USMCA officially lasts for 16 years, but the deal can be revisited in 2026 and extended for longer if each country agrees to do so. While the new deal is a win for the manufacturing and agricultural industry, it could also serve as a blueprint for future trade deals with other countries.
Then there’s China
As if drafting an entirely new trade agreement with Mexico and Canada wasn’t enough, we’re also more than 18 months into trade negotiations with the world’s second-largest economy: China.
The Trump administration has been negotiating since 2018 to get China to stop stealing our intellectual property because China is notorious for forcing companies to share trade secrets in order to access the Chinese market. After more than 500 days of negotiations, $500 billion in tariffs on Chinese imports, and $185 billion in tariffs on U.S. imports, the world’s two largest economies have come to a partial phase one agreement.
On January 15th, the U.S. and China signed phase one of a comprehensive trade deal. China will purchase 40 percent more U.S. goods and services in 2020 than it did in 2017, and 65 percent more by 2021. They also “pledged not to force US companies to hand over their technology in exchange for access to its market.”
Phase two of the deal is currently being negotiated.
The U.S. has trade relations with more than 75 countries around the world. Canada and Mexico may be the closest, and China may be the most stubborn, but there are plenty of improvements that can be made with other nations.

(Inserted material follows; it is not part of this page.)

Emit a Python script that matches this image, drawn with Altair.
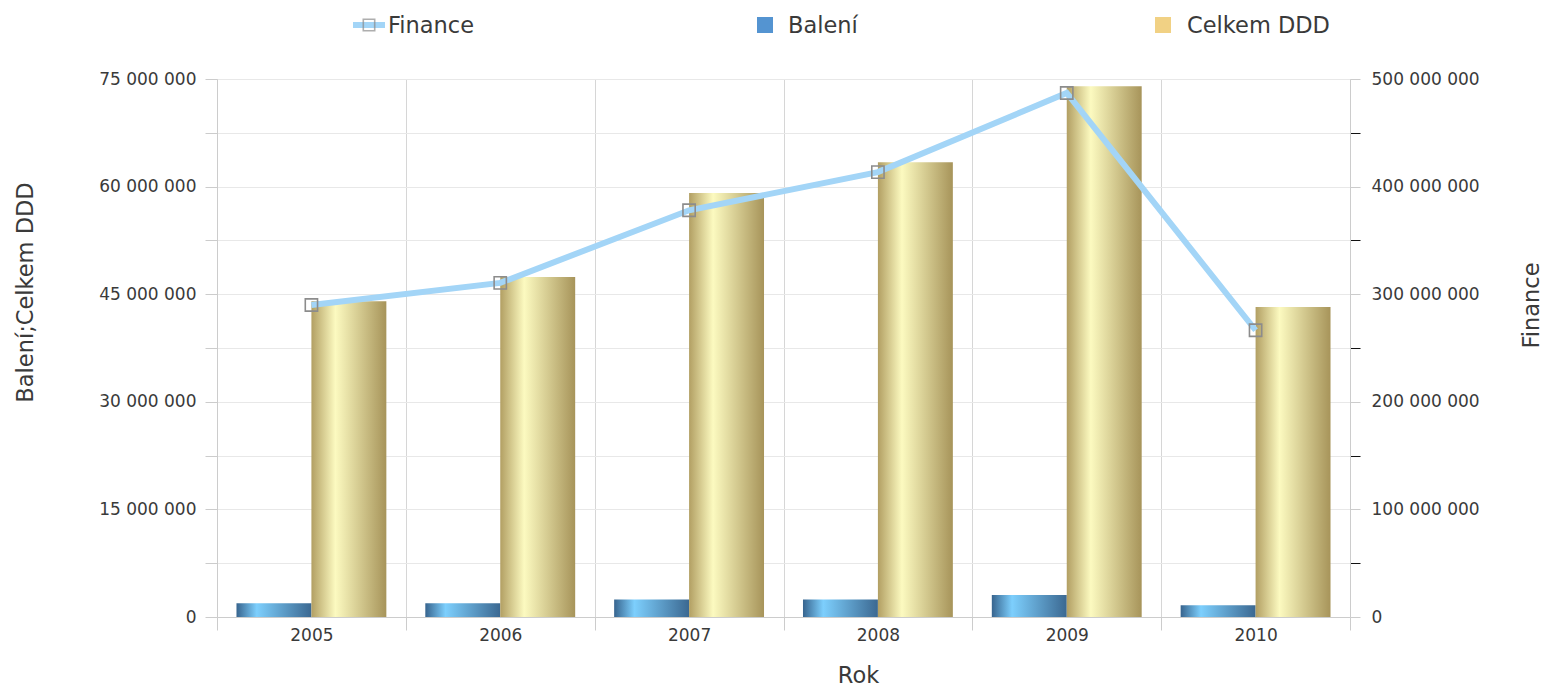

We may see a new trade deal with the UK now that they have left the European Union. The U.S. administration promised tariffs on French goods after France passed a new tax on U.S. tech companies. Tensions in the Middle East could impact trade deals with our South and Central Asia trading partners. And who knows what may happen tomorrow.
The bottom line
The current administration has proven that a slow and steady approach to new trade deals, negotiated for a year or more, taken one country at a time, is a smart approach that ends well for American paychecks. First USMCA, then China, next: Europe?